Rep. Darrell Issa (R-Calif.) introduced a new piece of legislation yesterday that, if signed into law, would prevent politicians from passing laws or regulations that might burden the Internet over the next two calendar years.
Issa’s bill doesn’t encourage moving forward, such as installing high-speed fibers in rural areas or building Wi-Fi networks for whole cities. Issa’s draft bill also doesn’t stymie the progress of the Internet by proposing harsher punishment for copyright infringement or allow big corporations to govern and own entire sections of the Internet. Instead, Congressman Issa’s bill is more neutral than these options, proposing the US Government not even discuss bills about the Internet for 2 years.
Washington is not known for its ability to keep up with the pace of technological change. When asked if a two-year moratorium on new Internet regulations would only serve to leave Congress further behind the times, an Issa spokesman argued the contrary.
“One of the things that the [Stop Online Piracy Act] and [PROTECT IP Act] debate made painfully clear is that Congress passes many laws and agencies issue many regulations without having a full understanding of their impact,” said the spokesman. “Taking a pause from new laws or rules gives government a chance to catch up to the web, not fall further behind.”
The Internet American Moratorium Act (IAMA), should it be passed, would prevent the House of Representatives and Senate from passing any new legislation for 2 years, beginning on the date the bill became enacted. After 90 days of IAMA’s enactment, no Department or Agency of the United States would be permitted to publish any new regulations, finalize any new orders or enforce these orders for 2 years.

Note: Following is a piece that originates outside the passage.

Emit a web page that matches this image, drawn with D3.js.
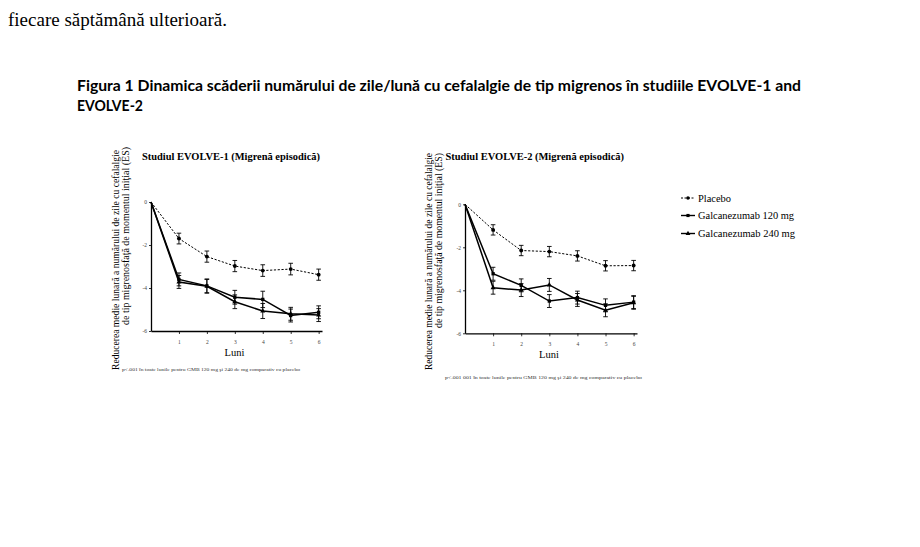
<!DOCTYPE html>
<html>
<head>
<meta charset="utf-8">
<script src="https://cdn.jsdelivr.net/npm/d3@7"></script>
<style>
  html, body { margin: 0; padding: 0; background: #fff; }
  svg { display: block; }
</style>
</head>
<body>
<svg id="chart" width="920" height="547"></svg>
<script>
// luni (0 = momentul inițial)
const months = [0, 1, 2, 3, 4, 5, 6];
const xTicks = [1, 2, 3, 4, 5, 6];
const yTicks = [0, -2, -4, -6];

// EVOLVE-1
const evolve1Placebo = [0, -1.7, -2.54, -2.98, -3.19, -3.12, -3.38];
const evolve1PlaceboSE = [0, 0.25, 0.26, 0.26, 0.27, 0.27, 0.26];
const evolve1Galca120 = [0, -3.6, -3.9, -4.43, -4.53, -5.28, -5.13];
const evolve1Galca120SE = [0, 0.3, 0.32, 0.32, 0.38, 0.3, 0.3];
const evolve1Galca240 = [0, -3.72, -3.92, -4.64, -5.07, -5.2, -5.26];
const evolve1Galca240SE = [0, 0.3, 0.32, 0.32, 0.35, 0.3, 0.3];

// EVOLVE-2
const evolve2Placebo = [0, -1.19, -2.15, -2.2, -2.4, -2.86, -2.85];
const evolve2PlaceboSE = [0, 0.24, 0.24, 0.24, 0.24, 0.24, 0.24];
const evolve2Galca120 = [0, -3.23, -3.77, -4.5, -4.34, -4.7, -4.55];
const evolve2Galca120SE = [0, 0.3, 0.3, 0.3, 0.3, 0.3, 0.3];
const evolve2Galca240 = [0, -3.88, -3.99, -3.75, -4.45, -4.93, -4.58];
const evolve2Galca240SE = [0, 0.3, 0.3, 0.3, 0.3, 0.3, 0.3];

const legendLabels = ['Placebo', 'Galcanezumab 120 mg', 'Galcanezumab 240 mg'];

const SERIF = '"Liberation Serif", "DejaVu Serif", serif';
const svg = d3.select('#chart');

// text de deasupra figurii
svg.append('text')
    .attr('x', 8).attr('y', 26)
    .attr('font-family', SERIF).attr('font-size', 19)
    .text('fiecare săptămână ulterioară.');

// titlul figurii
const caption = svg.append('g')
    .attr('font-family', 'Lato, "Open Sans", sans-serif')
    .attr('font-weight', 'bold')
    .attr('font-size', 15);
caption.append('text')
    .attr('x', 77).attr('y', 91)
    .attr('textLength', 724).attr('lengthAdjust', 'spacingAndGlyphs')
    .text('Figura 1 Dinamica scăderii numărului de zile/lună cu cefalalgie de tip migrenos în studiile EVOLVE-1 and');
caption.append('text')
    .attr('x', 77).attr('y', 111)
    .attr('textLength', 66).attr('lengthAdjust', 'spacingAndGlyphs')
    .text('EVOLVE-2');

// un panou (studiu)
function drawPanel(cfg) {
    const g = svg.append('g');
    const x = d3.scaleLinear().domain([0, 6.12]).range([cfg.left, cfg.right]);
    const y = d3.scaleLinear().domain([0, -6]).range([cfg.top, cfg.bottom]);

    // titlu
    g.append('text')
        .attr('x', cfg.titleX).attr('y', 160)
        .attr('font-family', SERIF).attr('font-weight', 'bold').attr('font-size', 10)
        .attr('textLength', cfg.titleLen).attr('lengthAdjust', 'spacingAndGlyphs')
        .text(cfg.title);

    // axa Y
    const yAxis = g.append('g')
        .attr('transform', `translate(${cfg.left},0)`)
        .call(d3.axisLeft(y).tickValues(yTicks).tickSize(2).tickSizeOuter(0).tickPadding(2)
            .tickFormat(d => String(d)));
    // axa X
    const xAxis = g.append('g')
        .attr('transform', `translate(0,${cfg.bottom})`)
        .call(d3.axisBottom(x).tickValues(xTicks).tickSize(3).tickSizeOuter(0).tickPadding(6)
            .tickFormat(d => String(d)));
    [yAxis, xAxis].forEach(a => {
        a.select('.domain').attr('stroke', '#000').attr('stroke-width', 1.3);
        a.selectAll('.tick line').attr('stroke', '#000').attr('stroke-width', 0.8);
        a.selectAll('.tick text').attr('font-family', SERIF).attr('font-size', 5.5).attr('fill', '#444');
    });

    // etichete axe
    g.append('text')
        .attr('x', (cfg.left + cfg.right) / 2 - 2).attr('y', cfg.bottom + 25)
        .attr('text-anchor', 'middle')
        .attr('font-family', SERIF).attr('font-size', 10.5)
        .text('Luni');

    g.append('text')
        .attr('transform', `translate(${cfg.yl1X},${cfg.yl1Start}) rotate(-90)`)
        .attr('font-family', SERIF).attr('font-size', 9.5)
        .attr('textLength', cfg.yl1Len).attr('lengthAdjust', 'spacingAndGlyphs')
        .text('Reducerea medie lunară a numărului de zile cu cefalalgie');
    g.append('text')
        .attr('transform', `translate(${cfg.yl1X + 10.5},${cfg.yl2Start}) rotate(-90)`)
        .attr('font-family', SERIF).attr('font-size', 9.5)
        .attr('textLength', cfg.yl2Len).attr('lengthAdjust', 'spacingAndGlyphs')
        .text('de tip migrenosfaţă de momentul iniţial (ES)');

    // notă
    g.append('text')
        .attr('x', cfg.noteX).attr('y', cfg.noteY)
        .attr('font-family', SERIF).attr('font-size', 4.3).attr('fill', '#333')
        .attr('textLength', cfg.noteLen).attr('lengthAdjust', 'spacingAndGlyphs')
        .text(cfg.note);

    // serii
    const series = [
        { v: cfg.placebo, se: cfg.placeboSE, dash: '2.2,1.6', w: 1, marker: 'circle' },
        { v: cfg.g120, se: cfg.g120SE, dash: null, w: 1.5, marker: 'square' },
        { v: cfg.g240, se: cfg.g240SE, dash: null, w: 1.5, marker: 'triangle' }
    ];
    const line = d3.line().x((d, i) => x(months[i])).y(d => y(d));

    series.forEach(s => {
        g.append('path')
            .attr('d', line(s.v))
            .attr('fill', 'none').attr('stroke', '#000')
            .attr('stroke-width', s.w)
            .attr('stroke-dasharray', s.dash);

        const pts = s.v.map((v, i) => ({ m: months[i], v: v, se: s.se[i] })).filter(p => p.m > 0);
        const eb = g.append('g').attr('stroke', '#000').attr('stroke-width', 0.9);
        pts.forEach(p => {
            const cx = x(p.m);
            eb.append('line').attr('x1', cx).attr('x2', cx).attr('y1', y(p.v + p.se)).attr('y2', y(p.v - p.se));
            eb.append('line').attr('x1', cx - 2.3).attr('x2', cx + 2.3).attr('y1', y(p.v + p.se)).attr('y2', y(p.v + p.se));
            eb.append('line').attr('x1', cx - 2.3).attr('x2', cx + 2.3).attr('y1', y(p.v - p.se)).attr('y2', y(p.v - p.se));
        });
        const sym = s.marker === 'circle' ? d3.symbolCircle : s.marker === 'square' ? d3.symbolSquare : d3.symbolTriangle;
        g.selectAll(null).data(pts).enter().append('path')
            .attr('d', d3.symbol().type(sym).size(s.marker === 'circle' ? 12 : 11))
            .attr('transform', p => `translate(${x(p.m)},${y(p.v)})`)
            .attr('fill', '#000');
    });
}

drawPanel({
    title: 'Studiul EVOLVE-1 (Migrenă episodică)', titleX: 142, titleLen: 178,
    left: 151, right: 322, top: 202, bottom: 331,
    yl1X: 118.5, yl1Start: 370, yl1Len: 220, yl2Start: 325, yl2Len: 178,
    note: 'p<.001 în toate lunile pentru GMB 120 mg şi 240 de mg comparativ cu placebo',
    noteX: 122, noteY: 371, noteLen: 178,
    placebo: evolve1Placebo, placeboSE: evolve1PlaceboSE,
    g120: evolve1Galca120, g120SE: evolve1Galca120SE,
    g240: evolve1Galca240, g240SE: evolve1Galca240SE
});

drawPanel({
    title: 'Studiul EVOLVE-2 (Migrenă episodică)', titleX: 445.5, titleLen: 178.5,
    left: 465, right: 637, top: 204.3, bottom: 333.3,
    yl1X: 431.5, yl1Start: 370, yl1Len: 217, yl2Start: 328, yl2Len: 175,
    note: 'p<.001 001 în toate lunile pentru GMB 120 mg şi 240 de mg comparativ cu placebo',
    noteX: 445, noteY: 379, noteLen: 197,
    placebo: evolve2Placebo, placeboSE: evolve2PlaceboSE,
    g120: evolve2Galca120, g120SE: evolve2Galca120SE,
    g240: evolve2Galca240, g240SE: evolve2Galca240SE
});

// legendă
const legendY = [198, 215.5, 233.5];
const legendLen = [33, 96, 97];
const legendSym = [d3.symbolCircle, d3.symbolSquare, d3.symbolTriangle];
const legend = svg.append('g');
legendLabels.forEach((lab, i) => {
    const gy = legendY[i];
    legend.append('line')
        .attr('x1', 681).attr('x2', 695).attr('y1', gy).attr('y2', gy)
        .attr('stroke', '#000').attr('stroke-width', i === 0 ? 1 : 1.4)
        .attr('stroke-dasharray', i === 0 ? '2,1.5' : null);
    legend.append('path')
        .attr('d', d3.symbol().type(legendSym[i]).size(10))
        .attr('transform', `translate(688,${gy})`)
        .attr('fill', '#000');
    legend.append('text')
        .attr('x', 698).attr('y', gy + 3.5)
        .attr('font-family', SERIF).attr('font-size', 10)
        .attr('textLength', legendLen[i]).attr('lengthAdjust', 'spacingAndGlyphs')
        .text(lab);
});
</script>
</body>
</html>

Rep. Issa previewed his proposal on Reddit, which was also posted on USENET newsgroups, and then participated in a question and answer session where he fielded inquiries from his online crowd. In one back-and-forth, the congressman remarked about how putting a hold on the United States’ attempts to introduce a never-ending array of Internet laws have implications well outside America.
“The people of the world who continue to enjoy an ever expanding pool of information and are empowered by the tools of commerce and communication, on the Internet and elsewhere,” Rep. Issa wrote. “If nothing else, this also gives a degree of certainty to Internet users, entrepreneurs and all Americans that nothing bad will come along in the next two years.”
Some critics have said having no laws might not be as smart as having good laws, but a spokesperson for Rep. Issa suggests Congress still needs to get their act together before they can progress that far.